FREQZ(B,A,...) with no output arguments plots the magnitude and unwrapped phase of the filter in the current figure window.  

Designing   A Low Pass Filter:  

Program:

%Suppose the  target is to pass all frequencies below 1200 Hz  

fs=8000; % sampling frequency  

n=50;   % order of the filter

w=1200/ (fs/2);  

b=fir1(n,w,'low'); % Zeros of the filter  

freqz(b,1,128,8000); % Magnitude and Phase Plot of the filter figure(2)  

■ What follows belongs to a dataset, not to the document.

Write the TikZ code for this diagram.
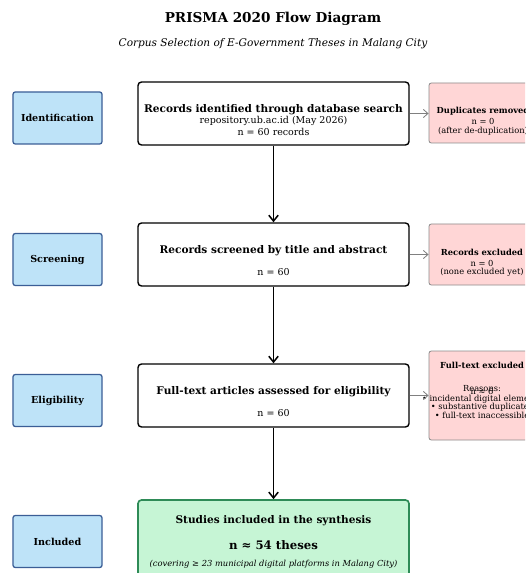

[h,w]=freqz(b,1,128,8000);  

subplot(2,1,1);

plot(w,abs(h));% Normalized Magnitude Plot  

title('Normalized Magnitude Plot');

grid  

subplot(2,1,2);

figure(2)  

zplane(b,1);       %  the plot in lab

title('zplane');

Output: 

Designing High Pass Filter:  

%Now the  target is to pass all frequencies above 1200 Hz  

fs=8000;  

n=50;  

w=1200/ (fs/2);

b=fir1(n,w,'high');  

freqz(b,1,128,8000); % this function plots the phase(degree)and magnitude in db  

subplot(2,1,2)

figure(2)  

[h,w]=freqz(b,1,128,8000);  

plot(w,abs(h)); % Normalized Magnitude Plot  

title('Magnitude Plot ');

grid  

figure(3)  

zplane(b,1); % this function plots fiq in zplane  

Output:

Designing High Pass Filter:  

fs=8000;  

n=50;  

w=1200/ (fs/2);  

b=fir1(n,w,'high');  

freqz(b,1,128,8000);  

figure(2)  

[h,w]=freqz(b,1,128,8000);  

plot(w,abs(h)); % Normalized Magnitude Plot  

grid  

figure(3)  

zplane(b,1);  

Designing Band Pass Filter:  

fs=8000;  

n=40;  

b=fir1(n,[1200/4000 1800/4000],’bandpass’); freqz(b,1,128,8000)  

figure(2)  

[h,w]=freqz(b,1,128,8000);  

plot(w,abs(h)); % Normalized Magnitude Plot  

grid  

figure(3)  

zplane(b,1);  

Designing Notch Filter  

fs=8000;  

n=40;  

b=fir1(n,[1500/4000 1550/4000],'stop'); freqz(b,1,128,8000)  

figure(2)  

[h,w]=freqz(b,1,128,8000);  

plot(w,abs(h)); % Normalized Magnitude Plot  

grid  

figure(3)  

zplane(b,1);  

Designing Multi Band Filter  

n=50;  

w=[0.2 0.4 0.6];  

b=fir1(n,w);  

freqz(b,1,128,8000) figure(2)  

[h,w]=freqz(b,1,128,8000);  

plot(w,abs(h)); % Normalized Magnitude Plot  

grid  

figure(3)  

zplane(b,1);

RESULT:  The FIR low pass & high pass filter for    given values   is obtained. Hence the ideal  and  practical response of FIR filter  are proved.

VIVA QUESTION:

1.  What is filter?
2.  What is FIR and IIR filter define, and distinguish between these two?
3.  What is window method? How you will design an FIR filter using window method?
4.  What are low-pass and band-pass filter and what is the difference between these two?
5.  What is the matlab command for Hamming window? Explain.
6.  What do you mean by built in function ‘abs’ and where it is used?
7.  Explain how the FIR filter are stable?
8.  Why is the impulse response "finite"?
9.  What does "FIR" mean?
10.  What are the advantages of FIR Filters (compared to IIR filters)?
11.  What are the disadvantages of FIR Filters (compared to IIR filters)?
12.  What terms are used in describing FIR filters?
13.  What is the delay of a linear-phase FIR?
14.  What is the Z transform of a FIR filter?
15.  What is the frequency response formula for a FIR filter?
16.  How Can I calculate the frequency response of a FIR using the Discrete Fourier Transform (DFT)?
17.  What is the DC gain of a FIR filter?